How does the Cyber Resilience Act differ from DORA?
Direct answer
DORA governs the ICT risk of financial entities — banks, insurers, investment firms — and their critical third-party providers. The Cyber Resilience Act governs the security of products with digital elements placed on the market. A financial entity that also manufactures a connected product is subject to both. The reporting clocks share the same 24-hour and 72-hour stages but the recipient, trigger and final window differ.
Key Facts
- DORA = ICT risk of financial entities; CRA = product security for manufacturers.
- DORA early warning: classification as major must occur without undue delay (within ~24h of awareness); the 4-hour clock for the initial notification then starts at that classification — not at detection (RTS (EU) 2025/301, Art. 5). Confirmed 16 Jul 2026.

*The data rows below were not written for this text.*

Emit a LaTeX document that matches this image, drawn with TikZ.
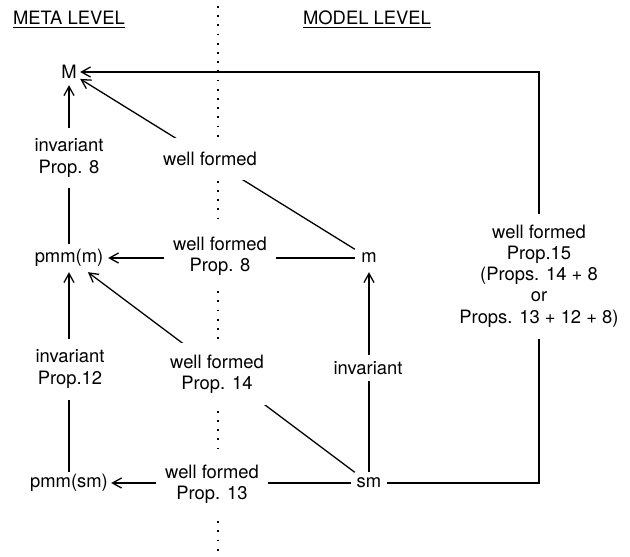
\documentclass[tikz,border=0pt]{standalone}
\usepackage{fontspec}
\setmainfont{TeX Gyre Heros}
\usetikzlibrary{arrows.meta}
\begin{document}
\begin{tikzpicture}[x=1pt,y=-1pt,
  every node/.style={font=\fontsize{18.4}{21.2}\selectfont},
  lbl/.style={fill=white, inner sep=0pt, align=center},
  obj/.style={inner sep=0pt},
  arr/.style={line width=1.3pt, -{Straight Barb[length=9pt,width=10pt]}},
  dots/.style={line width=1.4pt, dash pattern=on 1.8pt off 7.4pt}
]
\path[use as bounding box] (0,0) rectangle (630,557);

% separator
\coordinate (d1) at (218,6);
\coordinate (d2) at (218,557);
\draw[dots] (d1) -- (d2);

% titles
\node[obj, anchor=base] (t1) at (69,24.5) {META LEVEL};
\node[obj, anchor=base] (t2) at (367,24.5) {MODEL LEVEL};
\draw[line width=1.2pt] ([yshift=-2.8pt]t1.base west) -- ([yshift=-2.8pt]t1.base east);
\draw[line width=1.2pt] ([yshift=-2.8pt]t2.base west) -- ([yshift=-2.8pt]t2.base east);

% main nodes
\node[obj, minimum width=22pt, minimum height=26pt] (M) at (69,72) {M};
\node[obj, minimum width=78pt, minimum height=28pt] (pmmm) at (69,258) {pmm(m)};
\node[obj, minimum width=84pt, minimum height=22pt] (pmmsm) at (69,483) {pmm(sm)};
\node[obj, minimum width=28pt, minimum height=28pt] (m) at (369,258) {m};
\node[obj, minimum width=36pt, minimum height=21pt] (sm) at (369,483) {sm};
\coordinate (c1) at (539,483);
\coordinate (c2) at (539,72);

% connectors
\draw[arr] (pmmm) -- (M);
\draw[arr] (m) -- (M);
\draw[arr] (m) -- (pmmm);
\draw[arr] (sm) -- (pmmm);
\draw[arr] (sm) -- (pmmsm);
\draw[arr] (pmmsm) -- (pmmm);
\draw[arr] (sm) -- (m);
\draw[arr] (sm) -- (c1) -- (c2) -- (M);

% labels
\node[lbl, minimum width=90pt, minimum height=60pt] (l1) at (69,158) {invariant\\Prop. 8};
\node[lbl, minimum width=100pt, minimum height=42pt] (l2) at (210,159) {well formed};
\node[lbl, minimum width=112pt, minimum height=64pt] (l3) at (220,256) {well formed\\Prop. 8};
\node[lbl, minimum width=104pt, minimum height=62pt] (l4) at (217,374) {well formed\\Prop. 14};
\node[lbl, minimum width=112pt, minimum height=65pt] (l5) at (212,484) {well formed\\Prop. 13};
\node[lbl, minimum width=90pt, minimum height=61pt] (l6) at (70,369) {invariant\\Prop.12};
\node[lbl, minimum width=80pt, minimum height=26pt] (l7) at (368,368) {invariant};
\node[lbl, minimum width=170pt, minimum height=125pt] (l8) at (539,276) {well formed\\Prop.15\\(Props. 14 + 8\\or\\Props. 13 + 12 + 8)};
\end{tikzpicture}
\end{document}
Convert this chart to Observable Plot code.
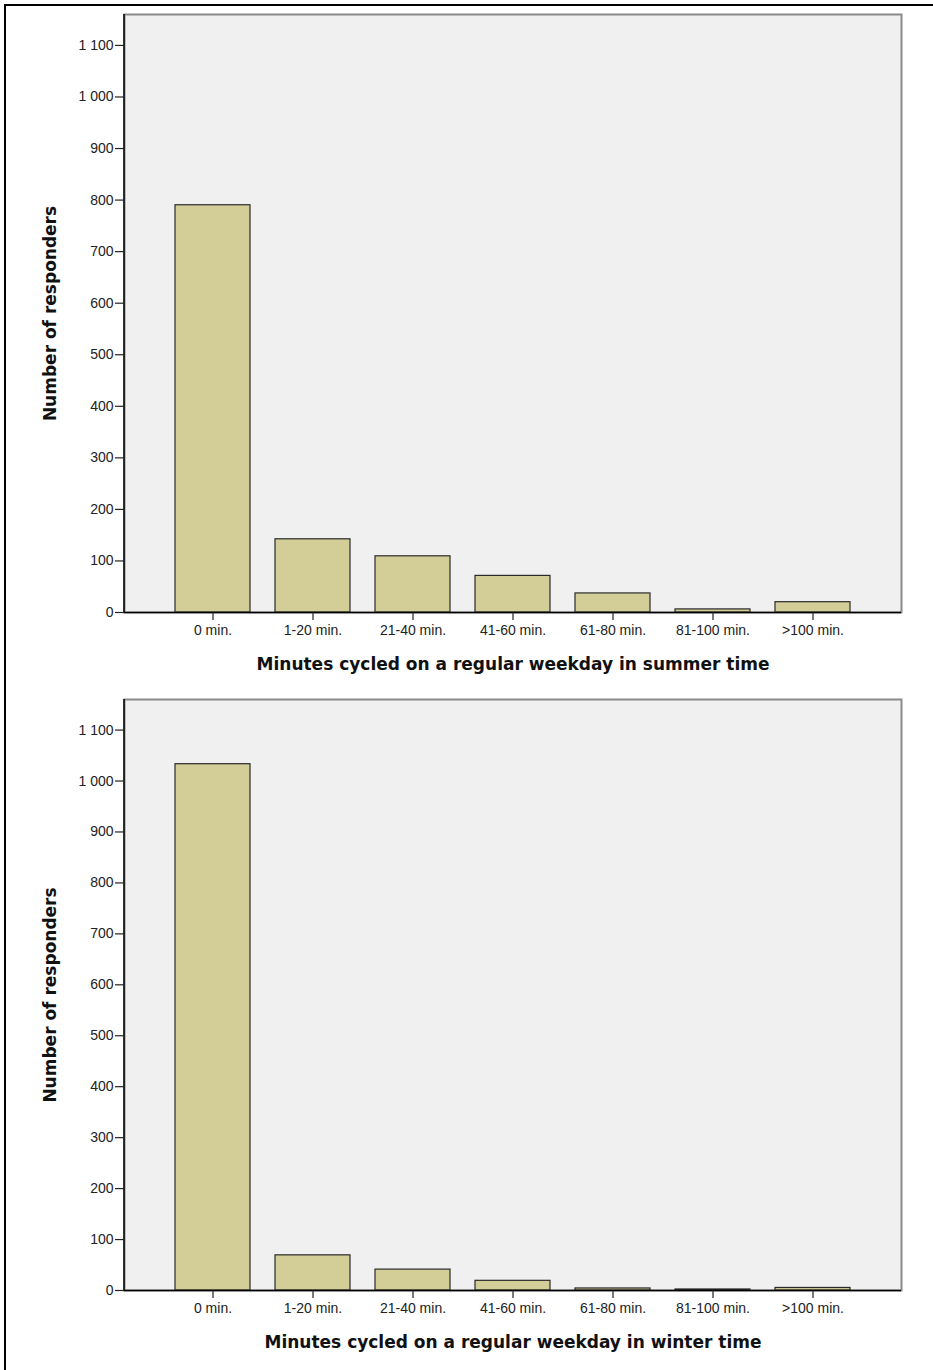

- CRA early warning: flat 24 hours from awareness — no classification step, and the clock is absolute: no weekend or bank-holiday deferral.
- DORA contrast: standard financial entities may defer weekend and bank-holiday reporting to the next working day (RTS (EU) 2025/301, Art. 5). The CRA has no equivalent deferral.
- Both: 72-hour intermediate notification; 1-month final report.
- CRA reports to ENISA + national CSIRT (single reporting platform); DORA reports to the competent financial authority.
- A financial entity that also manufactures connected products may be subject to both — obligations are additive, not duplicative.
DORA and the CRA sit at different levels of the regulatory stack (Art. 1 CRA; Art. 1 DORA): | | Cyber Resilience Act | DORA | |---|---|---| | **Instrument** | Regulation (EU) 2024/2847 | Regulation (EU) 2022/2554 | | **What it governs** | Security of products with digital elements | ICT risk of financial entities | | **Who it covers** | Manufacturers, importers, distributors | Financial entities and critical ICT third-party providers | | **Core obligation** | Product security across lifecycle | ICT risk management, third-party oversight, incident reporting | | **What you report** | Actively exploited vulnerabilities · severe incidents | Major ICT-related incidents | | **Early warning** | 24 hours from awareness (absolute, no weekend deferral) | Classification as major must occur without undue delay (within ~24h of awareness); initial notification then due within 4 hours of that classification | | **Intermediate / notification** | 72 hours | 72 hours | | **Final report** | 14 days after fix (vulnerability) · 1 month (incident) | 1 month | | **Report to** | ENISA + national CSIRT (single reporting platform) | Competent financial authority | | **Full application** | 11 December 2027 (reporting from 11 Sep 2026) | Already in force | The key operational differences in the early-warning stage come down to two points: **The DORA clock starts at classification, not detection.** The 4-hour clock for the initial notification begins at the moment the entity classifies the incident as major — not when it first detects a problem. But that classification must occur "without undue delay" (typically within 24 hours of becoming aware), so teams cannot slow-walk classification to buy time. **DORA allows weekend deferrals; the CRA does not.** Standard financial entities may defer weekend and bank-holiday reporting to the next working day under Commission Delegated Regulation (EU) 2025/301, Article 5. The CRA has no equivalent: the 24-hour clock runs from the moment of awareness, seven days a week, 365 days a year. A financial institution that also manufactures connected products — a trading-terminal vendor, an InsurTech building IoT devices — is subject to both. The reporting destinations, triggers, incident definitions and clock mechanics are different enough that the incident process must be explicitly mapped to each regime rather than treated as interchangeable.